=== Extracted records ===

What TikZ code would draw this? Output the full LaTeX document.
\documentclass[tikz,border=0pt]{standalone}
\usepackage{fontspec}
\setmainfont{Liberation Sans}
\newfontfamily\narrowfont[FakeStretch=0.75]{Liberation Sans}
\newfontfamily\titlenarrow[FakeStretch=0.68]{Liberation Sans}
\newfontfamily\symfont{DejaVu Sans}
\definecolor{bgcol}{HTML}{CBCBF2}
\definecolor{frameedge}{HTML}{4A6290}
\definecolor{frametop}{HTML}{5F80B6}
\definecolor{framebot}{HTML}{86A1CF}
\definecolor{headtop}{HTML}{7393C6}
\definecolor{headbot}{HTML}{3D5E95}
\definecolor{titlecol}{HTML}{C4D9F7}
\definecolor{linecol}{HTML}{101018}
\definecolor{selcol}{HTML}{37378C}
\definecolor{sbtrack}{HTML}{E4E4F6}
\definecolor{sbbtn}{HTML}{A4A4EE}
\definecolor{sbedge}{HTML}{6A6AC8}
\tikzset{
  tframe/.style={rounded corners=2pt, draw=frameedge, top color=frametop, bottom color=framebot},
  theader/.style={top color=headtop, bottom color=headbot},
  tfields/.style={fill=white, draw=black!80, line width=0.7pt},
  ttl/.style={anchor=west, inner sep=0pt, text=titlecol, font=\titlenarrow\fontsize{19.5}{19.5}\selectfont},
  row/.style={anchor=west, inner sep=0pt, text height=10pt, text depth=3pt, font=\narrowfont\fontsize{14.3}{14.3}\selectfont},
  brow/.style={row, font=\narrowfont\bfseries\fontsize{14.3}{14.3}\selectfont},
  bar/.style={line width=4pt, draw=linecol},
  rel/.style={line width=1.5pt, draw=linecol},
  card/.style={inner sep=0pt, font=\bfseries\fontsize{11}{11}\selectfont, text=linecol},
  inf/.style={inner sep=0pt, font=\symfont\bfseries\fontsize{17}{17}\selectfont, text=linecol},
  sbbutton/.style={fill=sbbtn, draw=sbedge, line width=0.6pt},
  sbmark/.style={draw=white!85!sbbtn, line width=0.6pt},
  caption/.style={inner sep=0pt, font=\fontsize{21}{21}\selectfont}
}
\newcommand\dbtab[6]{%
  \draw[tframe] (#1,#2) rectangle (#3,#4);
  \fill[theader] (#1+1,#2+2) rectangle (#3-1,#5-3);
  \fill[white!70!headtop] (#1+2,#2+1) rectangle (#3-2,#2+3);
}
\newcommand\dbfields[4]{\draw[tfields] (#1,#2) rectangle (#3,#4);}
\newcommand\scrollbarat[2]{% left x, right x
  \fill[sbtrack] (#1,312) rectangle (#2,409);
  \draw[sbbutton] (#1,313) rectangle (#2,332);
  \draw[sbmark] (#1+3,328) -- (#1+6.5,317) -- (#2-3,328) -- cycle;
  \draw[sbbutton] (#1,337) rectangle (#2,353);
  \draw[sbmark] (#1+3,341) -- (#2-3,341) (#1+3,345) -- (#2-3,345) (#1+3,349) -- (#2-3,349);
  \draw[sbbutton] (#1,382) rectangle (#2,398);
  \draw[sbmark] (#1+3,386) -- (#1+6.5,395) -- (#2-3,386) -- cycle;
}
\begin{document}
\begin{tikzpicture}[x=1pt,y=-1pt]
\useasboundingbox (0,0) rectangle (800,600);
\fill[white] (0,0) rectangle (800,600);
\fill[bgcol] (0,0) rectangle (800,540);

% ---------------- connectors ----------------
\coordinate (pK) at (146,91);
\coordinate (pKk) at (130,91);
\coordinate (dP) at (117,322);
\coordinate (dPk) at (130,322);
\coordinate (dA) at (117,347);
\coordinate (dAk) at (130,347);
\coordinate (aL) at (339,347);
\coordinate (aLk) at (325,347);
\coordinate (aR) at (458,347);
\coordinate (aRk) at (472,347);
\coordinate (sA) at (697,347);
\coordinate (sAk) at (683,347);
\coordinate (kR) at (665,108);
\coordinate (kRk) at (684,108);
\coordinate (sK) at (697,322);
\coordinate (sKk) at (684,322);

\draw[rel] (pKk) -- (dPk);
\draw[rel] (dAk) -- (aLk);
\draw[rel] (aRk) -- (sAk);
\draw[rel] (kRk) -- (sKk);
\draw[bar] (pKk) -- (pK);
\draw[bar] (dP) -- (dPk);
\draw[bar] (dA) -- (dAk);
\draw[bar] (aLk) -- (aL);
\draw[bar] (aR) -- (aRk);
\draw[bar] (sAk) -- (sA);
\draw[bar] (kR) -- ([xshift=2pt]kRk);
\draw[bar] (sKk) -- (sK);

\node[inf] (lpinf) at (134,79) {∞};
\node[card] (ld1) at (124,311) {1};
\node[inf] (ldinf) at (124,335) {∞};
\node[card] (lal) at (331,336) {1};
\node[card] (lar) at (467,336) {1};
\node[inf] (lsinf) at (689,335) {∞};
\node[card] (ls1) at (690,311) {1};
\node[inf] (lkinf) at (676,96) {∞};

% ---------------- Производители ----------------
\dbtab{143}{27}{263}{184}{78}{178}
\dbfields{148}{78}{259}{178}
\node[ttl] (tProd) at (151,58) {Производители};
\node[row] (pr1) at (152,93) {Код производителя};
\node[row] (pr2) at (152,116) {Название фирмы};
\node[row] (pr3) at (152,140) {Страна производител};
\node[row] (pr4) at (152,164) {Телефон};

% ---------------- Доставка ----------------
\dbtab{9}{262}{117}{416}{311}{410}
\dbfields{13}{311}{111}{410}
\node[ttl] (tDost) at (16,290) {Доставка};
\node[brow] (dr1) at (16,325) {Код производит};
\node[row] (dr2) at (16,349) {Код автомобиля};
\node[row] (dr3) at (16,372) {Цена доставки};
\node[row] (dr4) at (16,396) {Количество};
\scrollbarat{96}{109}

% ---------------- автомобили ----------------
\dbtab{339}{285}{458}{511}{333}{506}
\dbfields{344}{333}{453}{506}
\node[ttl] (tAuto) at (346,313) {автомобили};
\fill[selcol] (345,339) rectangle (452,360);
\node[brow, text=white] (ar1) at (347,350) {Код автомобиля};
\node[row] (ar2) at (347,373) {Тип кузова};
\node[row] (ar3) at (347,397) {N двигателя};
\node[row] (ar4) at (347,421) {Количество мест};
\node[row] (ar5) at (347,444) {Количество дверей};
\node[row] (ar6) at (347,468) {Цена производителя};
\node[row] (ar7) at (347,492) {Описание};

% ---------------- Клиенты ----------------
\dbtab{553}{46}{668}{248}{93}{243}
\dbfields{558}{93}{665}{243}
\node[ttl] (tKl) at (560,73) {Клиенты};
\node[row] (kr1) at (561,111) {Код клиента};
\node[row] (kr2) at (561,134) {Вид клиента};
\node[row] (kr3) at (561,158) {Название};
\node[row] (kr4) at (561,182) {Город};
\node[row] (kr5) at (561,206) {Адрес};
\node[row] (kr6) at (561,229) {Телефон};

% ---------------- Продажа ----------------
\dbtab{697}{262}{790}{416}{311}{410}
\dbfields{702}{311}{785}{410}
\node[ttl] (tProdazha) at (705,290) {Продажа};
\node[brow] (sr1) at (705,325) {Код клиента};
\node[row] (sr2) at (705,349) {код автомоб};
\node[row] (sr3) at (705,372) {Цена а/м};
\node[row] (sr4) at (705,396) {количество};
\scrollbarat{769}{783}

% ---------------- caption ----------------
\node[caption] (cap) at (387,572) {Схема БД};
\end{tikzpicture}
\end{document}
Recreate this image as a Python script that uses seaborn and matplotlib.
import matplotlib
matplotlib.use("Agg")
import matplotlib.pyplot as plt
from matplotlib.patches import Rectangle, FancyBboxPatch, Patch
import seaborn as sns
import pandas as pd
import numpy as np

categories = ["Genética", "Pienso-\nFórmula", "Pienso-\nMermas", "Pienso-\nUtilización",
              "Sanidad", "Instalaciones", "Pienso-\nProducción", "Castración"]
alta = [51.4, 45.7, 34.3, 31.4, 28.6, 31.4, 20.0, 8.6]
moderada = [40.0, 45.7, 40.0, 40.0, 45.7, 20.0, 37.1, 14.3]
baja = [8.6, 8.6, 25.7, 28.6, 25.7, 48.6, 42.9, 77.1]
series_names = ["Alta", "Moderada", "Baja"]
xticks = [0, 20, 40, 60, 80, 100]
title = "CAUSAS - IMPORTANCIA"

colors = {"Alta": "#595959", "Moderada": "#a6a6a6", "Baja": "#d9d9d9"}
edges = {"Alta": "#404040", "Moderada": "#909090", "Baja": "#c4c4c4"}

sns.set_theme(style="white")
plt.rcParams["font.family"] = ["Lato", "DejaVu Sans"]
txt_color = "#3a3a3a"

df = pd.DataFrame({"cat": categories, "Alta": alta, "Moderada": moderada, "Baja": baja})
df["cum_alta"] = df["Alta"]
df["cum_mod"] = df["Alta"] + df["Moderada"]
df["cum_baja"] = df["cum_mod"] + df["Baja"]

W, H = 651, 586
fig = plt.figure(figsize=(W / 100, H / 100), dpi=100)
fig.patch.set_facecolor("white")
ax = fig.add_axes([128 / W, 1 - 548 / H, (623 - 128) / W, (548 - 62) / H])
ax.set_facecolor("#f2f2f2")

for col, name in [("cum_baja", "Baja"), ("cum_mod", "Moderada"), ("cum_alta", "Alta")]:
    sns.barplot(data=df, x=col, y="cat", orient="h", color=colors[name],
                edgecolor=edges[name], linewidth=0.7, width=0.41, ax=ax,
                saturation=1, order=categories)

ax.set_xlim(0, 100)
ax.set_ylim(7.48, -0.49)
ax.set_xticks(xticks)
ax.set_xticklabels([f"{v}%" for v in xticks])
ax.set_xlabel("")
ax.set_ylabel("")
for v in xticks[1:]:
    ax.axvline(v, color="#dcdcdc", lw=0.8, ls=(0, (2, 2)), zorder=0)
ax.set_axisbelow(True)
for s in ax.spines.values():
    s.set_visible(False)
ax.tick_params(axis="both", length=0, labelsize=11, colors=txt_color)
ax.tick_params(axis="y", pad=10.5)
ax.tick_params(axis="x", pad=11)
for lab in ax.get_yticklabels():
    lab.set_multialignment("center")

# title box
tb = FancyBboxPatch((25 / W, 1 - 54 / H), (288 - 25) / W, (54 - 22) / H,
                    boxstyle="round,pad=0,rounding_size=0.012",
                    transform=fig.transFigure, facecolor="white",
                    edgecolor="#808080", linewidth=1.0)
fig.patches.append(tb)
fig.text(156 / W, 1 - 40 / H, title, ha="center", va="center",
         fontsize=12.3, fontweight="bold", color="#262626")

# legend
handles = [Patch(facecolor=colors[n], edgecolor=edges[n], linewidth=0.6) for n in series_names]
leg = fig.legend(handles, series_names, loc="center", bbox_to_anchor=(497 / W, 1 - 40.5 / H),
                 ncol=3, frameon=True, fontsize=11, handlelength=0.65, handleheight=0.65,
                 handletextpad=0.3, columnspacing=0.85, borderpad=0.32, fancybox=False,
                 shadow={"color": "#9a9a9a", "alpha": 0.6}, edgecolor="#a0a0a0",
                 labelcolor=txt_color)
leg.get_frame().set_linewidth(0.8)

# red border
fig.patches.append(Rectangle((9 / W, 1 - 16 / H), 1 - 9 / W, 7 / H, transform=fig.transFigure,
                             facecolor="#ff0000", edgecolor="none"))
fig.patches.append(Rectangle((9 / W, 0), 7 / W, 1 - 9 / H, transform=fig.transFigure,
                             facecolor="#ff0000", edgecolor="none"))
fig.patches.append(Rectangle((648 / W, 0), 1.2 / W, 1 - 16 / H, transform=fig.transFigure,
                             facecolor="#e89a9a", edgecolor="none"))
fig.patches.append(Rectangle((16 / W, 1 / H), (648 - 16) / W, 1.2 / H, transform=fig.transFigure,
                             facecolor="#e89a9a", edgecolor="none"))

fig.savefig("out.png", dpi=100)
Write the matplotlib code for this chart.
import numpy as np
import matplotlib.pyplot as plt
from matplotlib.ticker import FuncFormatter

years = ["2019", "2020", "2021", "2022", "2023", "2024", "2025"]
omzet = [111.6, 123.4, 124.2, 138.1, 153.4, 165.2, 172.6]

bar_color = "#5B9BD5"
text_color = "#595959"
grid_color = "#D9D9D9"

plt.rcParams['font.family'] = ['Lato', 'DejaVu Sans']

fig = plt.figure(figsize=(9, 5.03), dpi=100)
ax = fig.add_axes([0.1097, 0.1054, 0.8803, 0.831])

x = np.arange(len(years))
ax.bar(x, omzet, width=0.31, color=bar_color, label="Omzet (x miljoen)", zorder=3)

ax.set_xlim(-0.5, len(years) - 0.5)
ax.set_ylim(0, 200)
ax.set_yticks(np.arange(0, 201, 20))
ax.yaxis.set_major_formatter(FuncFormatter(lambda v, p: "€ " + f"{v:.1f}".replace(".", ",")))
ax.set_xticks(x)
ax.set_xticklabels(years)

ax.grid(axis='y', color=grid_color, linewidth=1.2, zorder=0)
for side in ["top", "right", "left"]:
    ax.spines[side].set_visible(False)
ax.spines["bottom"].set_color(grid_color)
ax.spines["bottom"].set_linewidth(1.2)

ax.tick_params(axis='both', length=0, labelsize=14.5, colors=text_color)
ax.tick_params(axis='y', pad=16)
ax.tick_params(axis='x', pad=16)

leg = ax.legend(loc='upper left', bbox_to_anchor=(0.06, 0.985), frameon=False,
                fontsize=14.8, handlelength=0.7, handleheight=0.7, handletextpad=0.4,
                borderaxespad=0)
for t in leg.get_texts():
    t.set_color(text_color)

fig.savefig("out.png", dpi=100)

===

> _Problem to work on_
Show all lines from the data above in which the word "code" appears.

> _Expected output_
What TikZ code would draw this? Output the full LaTeX document.
Write the matplotlib code for this chart.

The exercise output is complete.